Data shown:
--

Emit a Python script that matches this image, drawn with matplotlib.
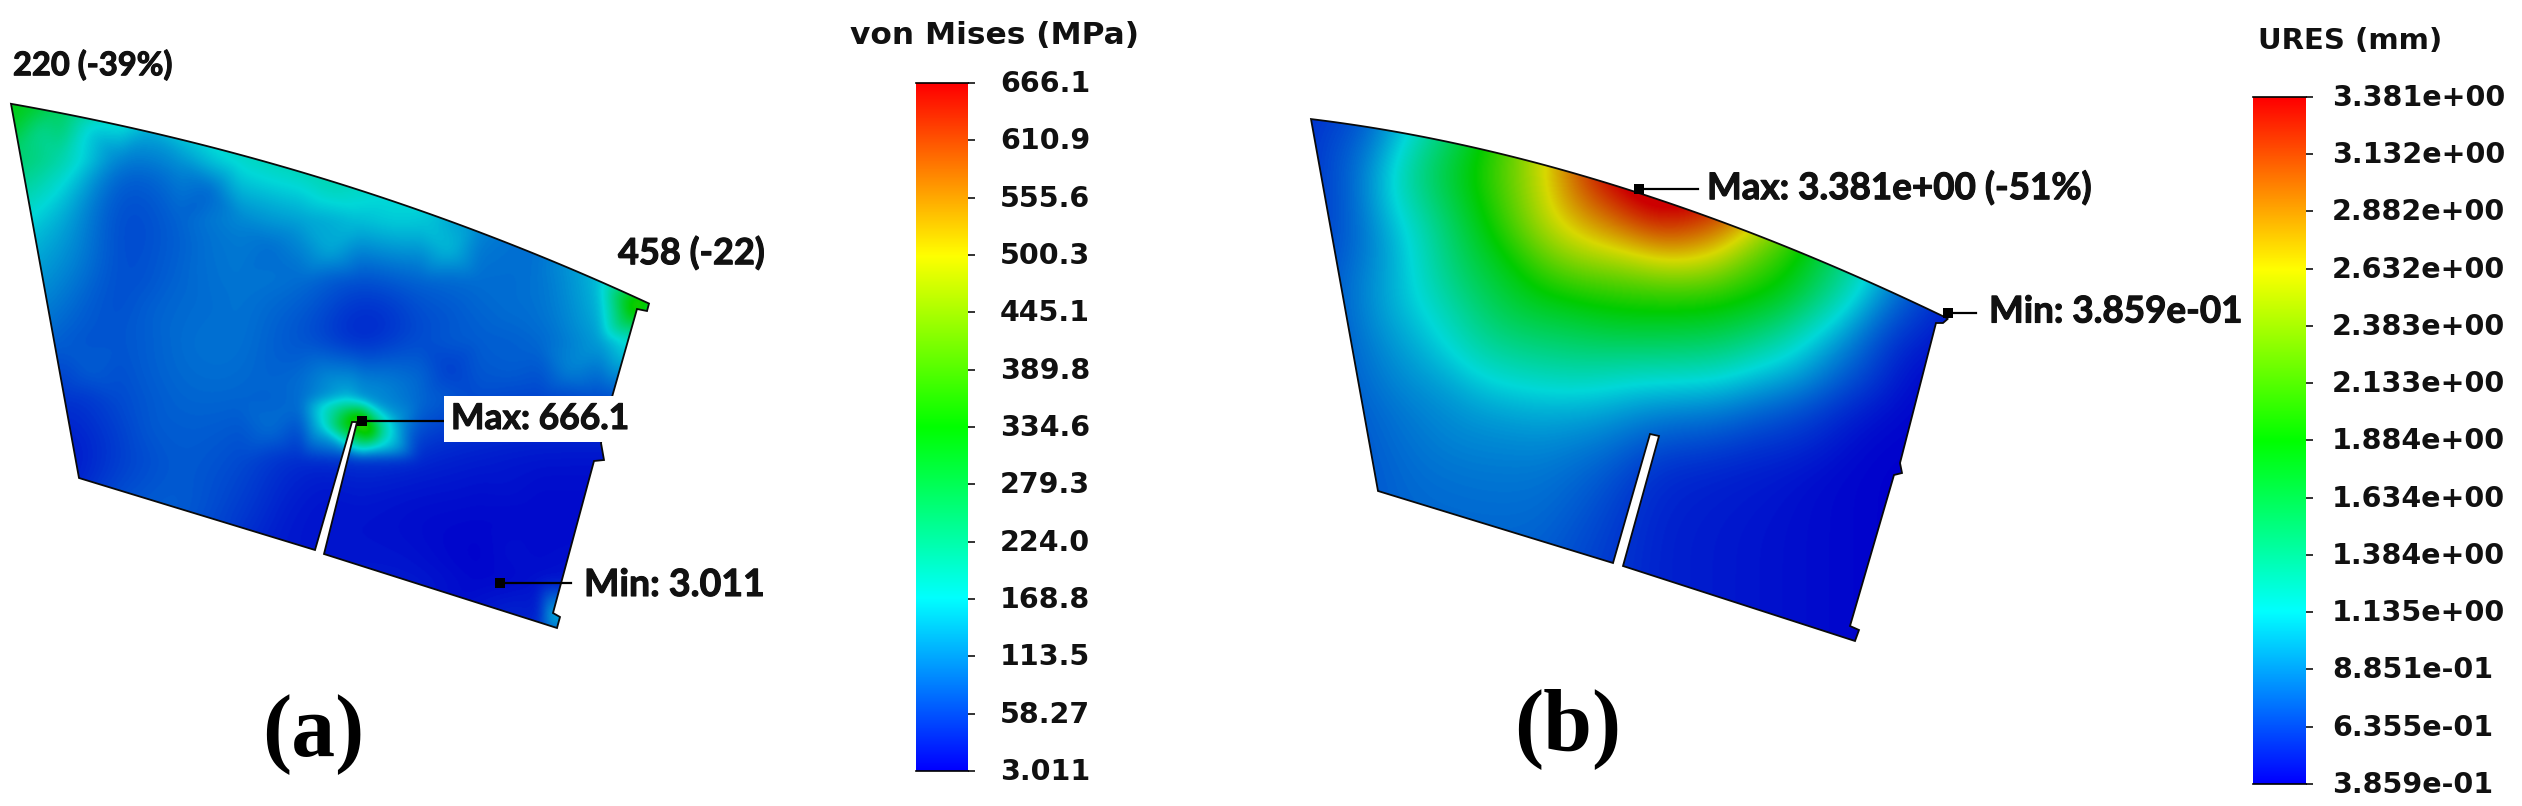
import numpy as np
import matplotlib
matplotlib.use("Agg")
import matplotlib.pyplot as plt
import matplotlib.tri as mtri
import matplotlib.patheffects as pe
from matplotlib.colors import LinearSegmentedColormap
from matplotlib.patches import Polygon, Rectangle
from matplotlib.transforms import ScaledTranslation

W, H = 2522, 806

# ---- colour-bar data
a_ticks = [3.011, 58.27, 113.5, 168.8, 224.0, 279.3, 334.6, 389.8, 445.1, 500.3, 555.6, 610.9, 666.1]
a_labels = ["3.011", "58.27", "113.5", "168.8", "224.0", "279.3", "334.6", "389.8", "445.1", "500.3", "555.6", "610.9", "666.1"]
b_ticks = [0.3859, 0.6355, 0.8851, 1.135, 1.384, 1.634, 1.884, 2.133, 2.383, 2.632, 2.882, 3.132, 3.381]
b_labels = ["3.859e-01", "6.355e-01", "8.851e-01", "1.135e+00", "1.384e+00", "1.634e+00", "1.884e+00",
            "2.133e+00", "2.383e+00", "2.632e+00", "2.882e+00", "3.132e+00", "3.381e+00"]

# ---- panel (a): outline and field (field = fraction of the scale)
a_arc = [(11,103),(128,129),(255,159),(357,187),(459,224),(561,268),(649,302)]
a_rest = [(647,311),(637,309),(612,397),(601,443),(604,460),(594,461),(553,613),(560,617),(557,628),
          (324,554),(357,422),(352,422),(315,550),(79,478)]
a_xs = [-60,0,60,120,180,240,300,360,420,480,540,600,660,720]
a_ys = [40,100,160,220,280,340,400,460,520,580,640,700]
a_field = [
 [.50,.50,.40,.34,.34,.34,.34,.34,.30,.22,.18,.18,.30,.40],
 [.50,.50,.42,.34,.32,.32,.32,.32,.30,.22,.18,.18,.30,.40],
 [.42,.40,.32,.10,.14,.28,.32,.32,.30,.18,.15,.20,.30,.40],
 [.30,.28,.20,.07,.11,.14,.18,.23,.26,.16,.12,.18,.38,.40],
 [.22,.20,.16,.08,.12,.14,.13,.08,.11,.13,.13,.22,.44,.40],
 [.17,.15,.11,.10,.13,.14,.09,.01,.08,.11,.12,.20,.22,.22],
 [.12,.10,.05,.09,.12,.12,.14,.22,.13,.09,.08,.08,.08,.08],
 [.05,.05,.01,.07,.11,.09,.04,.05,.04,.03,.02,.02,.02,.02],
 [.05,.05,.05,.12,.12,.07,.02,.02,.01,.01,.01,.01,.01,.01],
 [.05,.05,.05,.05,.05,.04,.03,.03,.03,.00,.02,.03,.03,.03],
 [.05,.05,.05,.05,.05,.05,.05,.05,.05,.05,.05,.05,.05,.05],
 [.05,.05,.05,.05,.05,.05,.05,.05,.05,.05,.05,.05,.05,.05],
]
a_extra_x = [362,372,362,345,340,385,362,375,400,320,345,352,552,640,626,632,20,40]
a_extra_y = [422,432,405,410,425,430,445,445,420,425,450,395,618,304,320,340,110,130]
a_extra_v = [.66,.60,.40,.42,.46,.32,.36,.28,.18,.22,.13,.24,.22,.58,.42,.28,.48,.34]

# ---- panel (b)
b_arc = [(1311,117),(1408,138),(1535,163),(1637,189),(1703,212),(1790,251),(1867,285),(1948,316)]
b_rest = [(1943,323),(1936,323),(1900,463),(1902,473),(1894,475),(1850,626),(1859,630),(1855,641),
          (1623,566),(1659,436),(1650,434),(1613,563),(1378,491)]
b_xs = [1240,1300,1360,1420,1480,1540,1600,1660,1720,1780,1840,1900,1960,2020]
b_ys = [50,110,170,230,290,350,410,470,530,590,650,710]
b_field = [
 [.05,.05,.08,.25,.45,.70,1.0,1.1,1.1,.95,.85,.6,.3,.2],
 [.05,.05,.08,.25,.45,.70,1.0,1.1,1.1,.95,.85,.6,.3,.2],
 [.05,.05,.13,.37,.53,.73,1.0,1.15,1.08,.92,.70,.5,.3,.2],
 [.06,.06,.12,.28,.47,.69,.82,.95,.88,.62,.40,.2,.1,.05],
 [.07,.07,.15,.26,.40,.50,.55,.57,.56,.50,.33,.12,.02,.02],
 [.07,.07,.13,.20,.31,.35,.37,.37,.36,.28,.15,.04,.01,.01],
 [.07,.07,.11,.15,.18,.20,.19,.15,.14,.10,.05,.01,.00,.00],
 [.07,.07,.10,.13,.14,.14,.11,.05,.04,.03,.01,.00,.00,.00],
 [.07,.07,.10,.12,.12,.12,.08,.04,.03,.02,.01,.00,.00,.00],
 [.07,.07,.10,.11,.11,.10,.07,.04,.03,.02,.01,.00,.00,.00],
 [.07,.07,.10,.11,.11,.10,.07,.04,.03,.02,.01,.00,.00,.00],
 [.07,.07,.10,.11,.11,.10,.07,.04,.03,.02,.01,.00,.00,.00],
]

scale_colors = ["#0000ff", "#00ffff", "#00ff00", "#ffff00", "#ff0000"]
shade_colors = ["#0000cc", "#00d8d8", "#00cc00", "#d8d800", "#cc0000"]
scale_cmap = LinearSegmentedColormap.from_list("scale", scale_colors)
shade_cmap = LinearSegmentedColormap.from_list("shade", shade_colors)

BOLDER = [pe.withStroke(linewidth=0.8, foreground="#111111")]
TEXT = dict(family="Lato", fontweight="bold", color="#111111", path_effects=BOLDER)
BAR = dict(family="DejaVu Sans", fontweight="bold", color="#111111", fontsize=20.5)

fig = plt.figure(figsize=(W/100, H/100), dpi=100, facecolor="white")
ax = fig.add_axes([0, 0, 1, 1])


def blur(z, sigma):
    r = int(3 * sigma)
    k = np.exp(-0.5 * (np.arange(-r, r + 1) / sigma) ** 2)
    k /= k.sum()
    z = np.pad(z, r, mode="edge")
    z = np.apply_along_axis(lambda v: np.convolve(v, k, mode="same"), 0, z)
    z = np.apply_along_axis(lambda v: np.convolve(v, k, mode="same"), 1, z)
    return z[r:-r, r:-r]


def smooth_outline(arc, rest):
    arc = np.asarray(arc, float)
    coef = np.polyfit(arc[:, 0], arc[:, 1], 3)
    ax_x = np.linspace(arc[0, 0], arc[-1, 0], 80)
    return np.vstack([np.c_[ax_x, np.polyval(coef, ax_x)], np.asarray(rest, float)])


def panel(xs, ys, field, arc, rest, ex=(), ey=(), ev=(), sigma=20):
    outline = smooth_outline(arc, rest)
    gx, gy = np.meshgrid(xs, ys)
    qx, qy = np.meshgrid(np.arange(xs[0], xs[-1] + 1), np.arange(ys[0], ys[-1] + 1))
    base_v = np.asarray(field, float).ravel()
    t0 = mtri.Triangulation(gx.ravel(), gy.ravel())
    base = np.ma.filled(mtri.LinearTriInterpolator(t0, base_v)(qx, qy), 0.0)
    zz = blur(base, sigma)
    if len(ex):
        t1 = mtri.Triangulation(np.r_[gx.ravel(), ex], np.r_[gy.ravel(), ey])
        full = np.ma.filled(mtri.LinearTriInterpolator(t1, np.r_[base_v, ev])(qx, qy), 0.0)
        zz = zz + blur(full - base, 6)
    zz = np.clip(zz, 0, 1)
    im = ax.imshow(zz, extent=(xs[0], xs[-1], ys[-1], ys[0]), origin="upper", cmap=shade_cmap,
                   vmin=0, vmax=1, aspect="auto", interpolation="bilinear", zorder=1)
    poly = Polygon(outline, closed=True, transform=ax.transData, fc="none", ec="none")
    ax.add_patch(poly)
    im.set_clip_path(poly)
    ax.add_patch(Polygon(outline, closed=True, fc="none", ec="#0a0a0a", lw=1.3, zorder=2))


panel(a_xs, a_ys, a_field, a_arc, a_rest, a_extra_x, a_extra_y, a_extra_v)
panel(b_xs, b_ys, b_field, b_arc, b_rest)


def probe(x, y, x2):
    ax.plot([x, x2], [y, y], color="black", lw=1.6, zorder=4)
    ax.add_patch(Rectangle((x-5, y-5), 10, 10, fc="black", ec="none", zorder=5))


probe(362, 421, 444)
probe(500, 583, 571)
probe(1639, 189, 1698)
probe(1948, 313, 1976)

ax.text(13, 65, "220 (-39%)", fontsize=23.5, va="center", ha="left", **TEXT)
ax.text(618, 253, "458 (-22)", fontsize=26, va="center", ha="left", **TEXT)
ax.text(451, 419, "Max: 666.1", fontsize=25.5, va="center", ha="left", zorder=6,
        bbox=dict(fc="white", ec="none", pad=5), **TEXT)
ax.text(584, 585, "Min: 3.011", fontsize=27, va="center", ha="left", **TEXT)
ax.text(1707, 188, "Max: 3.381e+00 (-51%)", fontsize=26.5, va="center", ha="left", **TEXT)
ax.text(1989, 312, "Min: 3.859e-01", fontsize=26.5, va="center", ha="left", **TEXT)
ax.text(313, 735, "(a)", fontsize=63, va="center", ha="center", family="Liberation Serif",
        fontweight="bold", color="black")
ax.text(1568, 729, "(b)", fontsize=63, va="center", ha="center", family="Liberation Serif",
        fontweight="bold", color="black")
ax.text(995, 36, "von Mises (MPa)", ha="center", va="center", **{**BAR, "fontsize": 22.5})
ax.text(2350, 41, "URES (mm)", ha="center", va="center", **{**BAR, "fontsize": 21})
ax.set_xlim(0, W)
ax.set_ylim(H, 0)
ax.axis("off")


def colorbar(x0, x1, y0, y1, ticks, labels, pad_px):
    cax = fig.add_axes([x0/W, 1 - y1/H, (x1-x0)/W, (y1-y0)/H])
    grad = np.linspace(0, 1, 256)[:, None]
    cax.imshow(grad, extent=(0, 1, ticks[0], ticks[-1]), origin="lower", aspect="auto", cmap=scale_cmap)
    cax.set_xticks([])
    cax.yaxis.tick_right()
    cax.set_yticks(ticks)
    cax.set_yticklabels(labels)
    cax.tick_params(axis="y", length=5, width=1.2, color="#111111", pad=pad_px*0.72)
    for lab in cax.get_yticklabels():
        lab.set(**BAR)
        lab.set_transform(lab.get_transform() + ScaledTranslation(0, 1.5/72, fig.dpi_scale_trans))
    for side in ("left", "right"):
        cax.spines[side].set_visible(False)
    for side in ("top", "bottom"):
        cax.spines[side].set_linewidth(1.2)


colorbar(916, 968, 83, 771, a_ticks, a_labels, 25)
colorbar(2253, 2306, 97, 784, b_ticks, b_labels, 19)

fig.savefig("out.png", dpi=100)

--

Required task: From the first line above down to the line with "W, H = 2522, 806", reproduce every line and no others, omitting pictures.

Answer to the problem:
Emit a Python script that matches this image, drawn with matplotlib.
import numpy as np
import matplotlib
matplotlib.use("Agg")
import matplotlib.pyplot as plt
import matplotlib.tri as mtri
import matplotlib.patheffects as pe
from matplotlib.colors import LinearSegmentedColormap
from matplotlib.patches import Polygon, Rectangle
from matplotlib.transforms import ScaledTranslation

W, H = 2522, 806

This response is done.